PUNT sampler balances independence and confidence – PUNT identifies token dependencies in masked diffusion models, removes lower‑confidence tokens from conflicting groups, and selects unmasking indices that satisfy conditional independence while prioritising high‑confidence predictions, addressing the trade‑off that hampers parallel sampling [1].
Parallel unmasking improves speed without accuracy loss – By enforcing approximate conditional independence, PUNT enables simultaneous token updates, offering faster inference compared to sequential left‑to‑right generation typical of autoregressive models, while maintaining generation quality [1].
Achieves up to 16 % higher accuracy on IFEval – Experiments show PUNT outperforms strong training‑free baselines, delivering up to a 16 % accuracy boost on the IFEval benchmark, even surpassing one‑by‑one sequential generation for longer sequences [1].
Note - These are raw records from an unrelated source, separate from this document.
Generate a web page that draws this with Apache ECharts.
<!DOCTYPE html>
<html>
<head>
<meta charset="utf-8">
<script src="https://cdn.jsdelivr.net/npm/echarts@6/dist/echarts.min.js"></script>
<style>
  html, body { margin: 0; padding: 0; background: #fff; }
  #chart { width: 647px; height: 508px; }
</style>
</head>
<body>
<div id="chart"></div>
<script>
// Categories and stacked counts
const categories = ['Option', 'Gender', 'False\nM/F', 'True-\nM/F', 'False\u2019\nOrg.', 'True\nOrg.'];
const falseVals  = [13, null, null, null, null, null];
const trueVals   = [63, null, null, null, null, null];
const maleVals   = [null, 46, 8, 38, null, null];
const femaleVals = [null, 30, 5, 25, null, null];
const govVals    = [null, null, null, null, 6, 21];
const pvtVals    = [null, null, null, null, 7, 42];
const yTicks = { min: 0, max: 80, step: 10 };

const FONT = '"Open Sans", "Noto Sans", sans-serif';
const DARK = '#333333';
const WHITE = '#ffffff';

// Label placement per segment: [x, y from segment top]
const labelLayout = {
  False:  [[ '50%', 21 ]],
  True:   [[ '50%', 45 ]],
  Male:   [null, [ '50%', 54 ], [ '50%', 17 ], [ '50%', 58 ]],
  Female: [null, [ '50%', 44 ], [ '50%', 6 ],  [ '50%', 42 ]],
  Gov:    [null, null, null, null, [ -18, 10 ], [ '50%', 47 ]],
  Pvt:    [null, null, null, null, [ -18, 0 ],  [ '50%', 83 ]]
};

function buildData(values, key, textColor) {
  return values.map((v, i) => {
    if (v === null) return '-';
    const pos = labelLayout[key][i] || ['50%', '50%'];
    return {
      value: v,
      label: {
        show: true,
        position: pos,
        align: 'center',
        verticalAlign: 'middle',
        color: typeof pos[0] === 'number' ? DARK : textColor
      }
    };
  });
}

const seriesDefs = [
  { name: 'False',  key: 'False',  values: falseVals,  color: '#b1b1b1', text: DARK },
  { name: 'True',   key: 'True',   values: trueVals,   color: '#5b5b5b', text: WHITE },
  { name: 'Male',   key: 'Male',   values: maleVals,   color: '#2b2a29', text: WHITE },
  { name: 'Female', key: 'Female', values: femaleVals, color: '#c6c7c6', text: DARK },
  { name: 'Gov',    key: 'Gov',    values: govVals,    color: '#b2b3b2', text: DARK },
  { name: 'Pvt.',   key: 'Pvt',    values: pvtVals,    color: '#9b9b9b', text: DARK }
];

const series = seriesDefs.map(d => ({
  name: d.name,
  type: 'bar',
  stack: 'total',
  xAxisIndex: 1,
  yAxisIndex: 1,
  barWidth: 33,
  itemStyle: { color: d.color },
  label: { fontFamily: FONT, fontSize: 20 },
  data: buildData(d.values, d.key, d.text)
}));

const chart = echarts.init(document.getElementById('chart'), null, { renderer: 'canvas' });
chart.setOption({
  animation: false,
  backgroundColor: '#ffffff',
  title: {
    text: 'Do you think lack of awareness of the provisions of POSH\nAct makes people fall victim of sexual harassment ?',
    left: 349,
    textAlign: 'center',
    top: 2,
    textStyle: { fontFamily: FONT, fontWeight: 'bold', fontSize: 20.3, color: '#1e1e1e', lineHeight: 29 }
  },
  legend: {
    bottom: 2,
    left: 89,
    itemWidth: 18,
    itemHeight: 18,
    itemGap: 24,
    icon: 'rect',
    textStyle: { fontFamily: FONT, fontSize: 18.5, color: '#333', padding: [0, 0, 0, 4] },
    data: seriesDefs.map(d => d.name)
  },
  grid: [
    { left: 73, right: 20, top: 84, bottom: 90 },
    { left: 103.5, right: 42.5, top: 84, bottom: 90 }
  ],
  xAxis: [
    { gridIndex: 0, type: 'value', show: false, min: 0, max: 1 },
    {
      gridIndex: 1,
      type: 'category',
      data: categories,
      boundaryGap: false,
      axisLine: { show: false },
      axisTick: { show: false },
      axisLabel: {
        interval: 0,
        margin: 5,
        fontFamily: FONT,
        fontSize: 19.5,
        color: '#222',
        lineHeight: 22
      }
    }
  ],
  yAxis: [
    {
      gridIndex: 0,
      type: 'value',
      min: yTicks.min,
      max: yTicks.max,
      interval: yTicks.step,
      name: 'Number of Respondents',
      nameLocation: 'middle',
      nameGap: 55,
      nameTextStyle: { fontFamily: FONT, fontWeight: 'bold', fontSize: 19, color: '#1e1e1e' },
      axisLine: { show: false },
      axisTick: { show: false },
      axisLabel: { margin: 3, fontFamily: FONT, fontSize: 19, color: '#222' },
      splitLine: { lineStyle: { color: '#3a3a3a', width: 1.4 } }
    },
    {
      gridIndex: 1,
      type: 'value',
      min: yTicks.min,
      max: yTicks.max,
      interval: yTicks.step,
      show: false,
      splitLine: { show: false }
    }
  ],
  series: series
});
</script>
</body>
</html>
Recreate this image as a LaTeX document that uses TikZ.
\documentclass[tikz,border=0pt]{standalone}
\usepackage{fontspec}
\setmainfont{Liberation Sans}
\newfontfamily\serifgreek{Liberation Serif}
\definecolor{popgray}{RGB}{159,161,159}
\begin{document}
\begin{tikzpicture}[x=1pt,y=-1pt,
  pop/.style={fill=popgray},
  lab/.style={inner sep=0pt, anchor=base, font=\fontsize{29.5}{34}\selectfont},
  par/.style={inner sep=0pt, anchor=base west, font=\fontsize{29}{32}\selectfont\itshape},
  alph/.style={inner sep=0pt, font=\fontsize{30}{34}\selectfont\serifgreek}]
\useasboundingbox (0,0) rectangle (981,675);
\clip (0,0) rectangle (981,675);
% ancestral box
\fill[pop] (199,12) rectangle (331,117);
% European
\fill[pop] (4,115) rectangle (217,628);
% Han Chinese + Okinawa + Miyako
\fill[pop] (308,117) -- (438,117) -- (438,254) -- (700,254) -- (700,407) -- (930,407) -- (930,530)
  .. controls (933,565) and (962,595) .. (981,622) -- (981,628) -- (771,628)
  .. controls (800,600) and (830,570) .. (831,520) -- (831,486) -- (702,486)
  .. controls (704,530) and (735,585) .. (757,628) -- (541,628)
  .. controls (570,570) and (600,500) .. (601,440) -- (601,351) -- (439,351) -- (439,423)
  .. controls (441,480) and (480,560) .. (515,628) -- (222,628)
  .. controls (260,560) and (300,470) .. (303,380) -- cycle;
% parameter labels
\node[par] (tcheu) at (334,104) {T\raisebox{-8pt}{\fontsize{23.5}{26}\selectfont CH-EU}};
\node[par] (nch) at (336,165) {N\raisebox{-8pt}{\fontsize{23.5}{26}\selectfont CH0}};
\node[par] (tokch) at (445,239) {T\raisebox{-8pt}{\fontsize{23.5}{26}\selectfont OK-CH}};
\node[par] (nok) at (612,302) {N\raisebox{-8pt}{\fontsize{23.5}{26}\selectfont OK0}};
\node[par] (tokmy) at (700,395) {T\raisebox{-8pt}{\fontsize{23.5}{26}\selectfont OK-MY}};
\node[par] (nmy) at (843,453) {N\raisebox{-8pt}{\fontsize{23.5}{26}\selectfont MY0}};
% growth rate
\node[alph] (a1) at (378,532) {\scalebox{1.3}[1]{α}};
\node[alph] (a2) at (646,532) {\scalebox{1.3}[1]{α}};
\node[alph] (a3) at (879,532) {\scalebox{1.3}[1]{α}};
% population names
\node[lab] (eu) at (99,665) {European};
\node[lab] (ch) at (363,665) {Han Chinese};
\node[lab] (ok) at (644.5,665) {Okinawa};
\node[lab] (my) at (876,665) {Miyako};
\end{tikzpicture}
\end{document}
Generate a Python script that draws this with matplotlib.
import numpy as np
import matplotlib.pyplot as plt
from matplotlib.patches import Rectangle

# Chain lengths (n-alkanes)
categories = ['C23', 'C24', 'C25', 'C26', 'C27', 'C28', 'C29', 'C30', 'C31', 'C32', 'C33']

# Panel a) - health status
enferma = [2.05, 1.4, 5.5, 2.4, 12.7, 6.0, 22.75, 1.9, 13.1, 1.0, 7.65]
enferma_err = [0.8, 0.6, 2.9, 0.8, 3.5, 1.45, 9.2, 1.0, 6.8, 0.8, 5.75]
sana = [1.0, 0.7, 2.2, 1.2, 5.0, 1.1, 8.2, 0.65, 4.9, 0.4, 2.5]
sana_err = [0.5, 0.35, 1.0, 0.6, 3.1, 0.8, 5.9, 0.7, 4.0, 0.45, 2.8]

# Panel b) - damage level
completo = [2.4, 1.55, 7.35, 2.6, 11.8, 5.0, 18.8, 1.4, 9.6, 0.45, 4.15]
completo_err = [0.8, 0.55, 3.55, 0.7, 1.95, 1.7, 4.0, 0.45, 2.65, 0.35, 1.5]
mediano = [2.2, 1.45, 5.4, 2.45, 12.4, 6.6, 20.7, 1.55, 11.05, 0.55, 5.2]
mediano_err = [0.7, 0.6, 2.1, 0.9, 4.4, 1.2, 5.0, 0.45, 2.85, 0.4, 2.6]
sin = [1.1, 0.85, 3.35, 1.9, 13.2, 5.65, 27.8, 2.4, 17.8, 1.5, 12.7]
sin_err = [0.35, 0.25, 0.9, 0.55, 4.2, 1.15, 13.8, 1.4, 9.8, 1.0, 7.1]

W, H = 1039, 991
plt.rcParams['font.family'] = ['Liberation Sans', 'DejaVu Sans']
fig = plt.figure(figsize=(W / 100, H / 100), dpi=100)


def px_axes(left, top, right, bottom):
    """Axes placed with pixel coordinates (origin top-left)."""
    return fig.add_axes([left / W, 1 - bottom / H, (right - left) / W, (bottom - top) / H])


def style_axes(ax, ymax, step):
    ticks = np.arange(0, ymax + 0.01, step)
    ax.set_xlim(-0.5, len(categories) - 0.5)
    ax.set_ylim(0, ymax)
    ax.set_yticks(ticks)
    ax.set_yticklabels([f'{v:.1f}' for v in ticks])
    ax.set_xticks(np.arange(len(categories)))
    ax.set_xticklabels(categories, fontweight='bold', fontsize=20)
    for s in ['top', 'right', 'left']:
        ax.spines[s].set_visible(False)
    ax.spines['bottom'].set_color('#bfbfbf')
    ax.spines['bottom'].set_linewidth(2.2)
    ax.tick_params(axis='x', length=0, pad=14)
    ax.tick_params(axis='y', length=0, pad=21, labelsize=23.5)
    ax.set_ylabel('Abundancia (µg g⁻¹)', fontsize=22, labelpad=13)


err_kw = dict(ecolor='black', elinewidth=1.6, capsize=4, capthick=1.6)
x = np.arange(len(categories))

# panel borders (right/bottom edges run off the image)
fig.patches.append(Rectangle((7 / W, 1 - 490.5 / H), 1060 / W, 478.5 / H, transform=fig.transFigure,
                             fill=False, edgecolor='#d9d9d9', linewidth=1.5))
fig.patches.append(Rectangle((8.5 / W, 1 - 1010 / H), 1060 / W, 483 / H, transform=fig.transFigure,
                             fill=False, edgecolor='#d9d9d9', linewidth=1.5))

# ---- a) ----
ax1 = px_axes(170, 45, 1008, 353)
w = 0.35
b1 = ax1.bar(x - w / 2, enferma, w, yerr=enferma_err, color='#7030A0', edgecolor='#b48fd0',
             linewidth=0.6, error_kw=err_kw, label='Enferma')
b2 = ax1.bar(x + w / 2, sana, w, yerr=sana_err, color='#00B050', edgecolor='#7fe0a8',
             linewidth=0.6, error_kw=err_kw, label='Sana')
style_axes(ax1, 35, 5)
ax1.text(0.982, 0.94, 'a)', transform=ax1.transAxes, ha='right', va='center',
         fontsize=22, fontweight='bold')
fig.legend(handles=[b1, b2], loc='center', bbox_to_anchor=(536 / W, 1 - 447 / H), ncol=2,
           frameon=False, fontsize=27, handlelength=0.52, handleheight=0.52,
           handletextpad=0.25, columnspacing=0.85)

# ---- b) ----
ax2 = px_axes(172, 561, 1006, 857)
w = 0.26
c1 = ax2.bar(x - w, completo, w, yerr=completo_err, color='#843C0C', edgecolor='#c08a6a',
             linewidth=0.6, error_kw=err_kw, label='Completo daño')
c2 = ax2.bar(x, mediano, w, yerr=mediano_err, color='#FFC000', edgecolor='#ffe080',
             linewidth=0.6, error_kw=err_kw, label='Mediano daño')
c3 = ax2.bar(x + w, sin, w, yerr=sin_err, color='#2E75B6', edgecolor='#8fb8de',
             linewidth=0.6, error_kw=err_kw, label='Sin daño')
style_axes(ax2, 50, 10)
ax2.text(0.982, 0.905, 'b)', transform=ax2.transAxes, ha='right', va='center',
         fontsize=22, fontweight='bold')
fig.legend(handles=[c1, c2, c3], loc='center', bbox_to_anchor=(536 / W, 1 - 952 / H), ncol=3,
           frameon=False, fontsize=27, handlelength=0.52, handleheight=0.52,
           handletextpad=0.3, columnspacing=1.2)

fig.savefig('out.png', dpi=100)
Reduces need for brittle hyperparameter tuning – Performance gains persist across varied hyperparameter settings, indicating PUNT’s robustness and diminishing reliance on delicate tuning that other methods require [1].
Emergent hierarchical generation resembles planning – Observations reveal PUNT first establishes high‑level paragraph structure before refining locally, suggesting an emergent planning‑like strategy that contributes to strong alignment performance [1].